Prof. Dr. Veronika Albrecht-Birkner sprach in der Müsener Kirche

Prof. Dr. Veronika Albrecht-Birkner zeichnete in der Müsener Kirche das Bild von selbstbewussten und informierten reformierten Siegerländer Kirchengemeinden, denen das presbyterial-synodale System mit einer sich von der Gemeindebasis her bestimmenden Kirchenstruktur grundlegend war. Foto Karlfried Petri


“ Die preußische Regierung gründete den Kirchenkreis Siegen im Sommer 1818. Genauer, es war das erst 1817 gegründete Ministerium der Geistlichen und Unterrichtsangelegenheiten, also des Ministeriums für Kirche und Schule oder des Kultusministeriums, könnte man sagen. Dies erfuhren die interessierten Zuhörer von Prof. Dr. Veronika Albrecht-Birkner, Universität Siegen, Fachbereich Evangelische Theologie, am 2. Dezember 2018 in der etwas spärlich besuchten Müsener Kirche. Der Evangelische Kirchenkreis Siegen hatte zu der Vortragsveranstaltung eingeladen, um dem Werden des Kirchenkreises, der in diesem Jahr 200 Jahre alt geworden ist, nachzuspüren.
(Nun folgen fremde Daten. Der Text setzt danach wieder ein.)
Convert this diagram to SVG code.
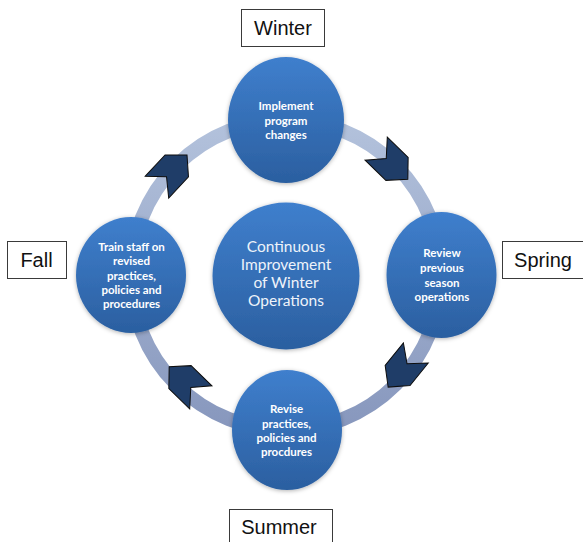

Dazu gehört auch die Zusammenführung des reformierten sowie des lutherischen Bekenntnisses zu einer Union, die im Siegerland erheblichen Widerstand erfuhr.

Doch zunächst einmal wurde das Siegerland in Folge des Wiener Kongresses in den preußischen Staat und 1917 in die Provinz Westfalen eingegliedert. Das hatte zur Folge, dass ein landesherrliches Kirchenregiment über Kirchenbehörden, Konsistorien genannt, in die Pfarrämter und Gemeinden hineinregieren wollte. Im Lutherischen war das so üblich, entsprach aber deutlich nicht dem reformierten Selbstbewusstsein, das seit dem späten 16. Jahrhundert in den Siegerländer Kirchengemeinden gewachsen war und in einer presbyterial-synodalen Kirchenverfassung seinen Ausdruck fand. Hier wurde von der Gemeindebasis her gedacht. Der preußische Staat hatte das ehrgeizige Ziel, die reformierte und lutherische Konfession in den preußischen Provinzen zu einer evangelischen Konfession zusammenzuführen. Das kam in den Siegerländer Gemeinden gar nicht gut an, erführen die Zuhörer von der Kirchenhistorikerin, die so manchen Spuren in Archiven nachgegangen ist. Die Siegerländer verhielten sich renitent gegenüber den beabsichtigten Strukturveränderungen, die zunächst die Kirchenordnung betrafen. Superintendent war damals von 1819 bis 1858 Johann Friedrich Bender. Rückenwind erhielt man von der Westfälischen Provinzialsynode, die im September 1819 in Lippstadt tagte. Bender konnte berichten, dass „die Einmischung der Staatsbehörden in rein kirchliche Gegenstände“ oder „die Leitung und Bevormundung der Kirche durch den Staat“ verworfen worden seien. Von der Westfälischen Synode abgelehnt wurde auch die 1822 von Friedrich Wilhelm III. vorgelegte Agende, die über den Gottesdienst die Union zwischen Lutheranern und Reformierten herbeiführen wollte und dabei eine lutherisch-hochkirchliche Liturgie favorisierte. Die Pfarrer des Kirchenkreises Siegen blieben in den folgenden Jahren bei ihrer Ablehnung der neuen Agende. Begründet wurde dies mit der Haltung der Gemeinden. In Ferndorf beispielsweise argumentierte man sachkundig mit der Ablehnung des lutherischen Verständnisses vom Abendmahl, das dem katholischen zu ähnlich sei.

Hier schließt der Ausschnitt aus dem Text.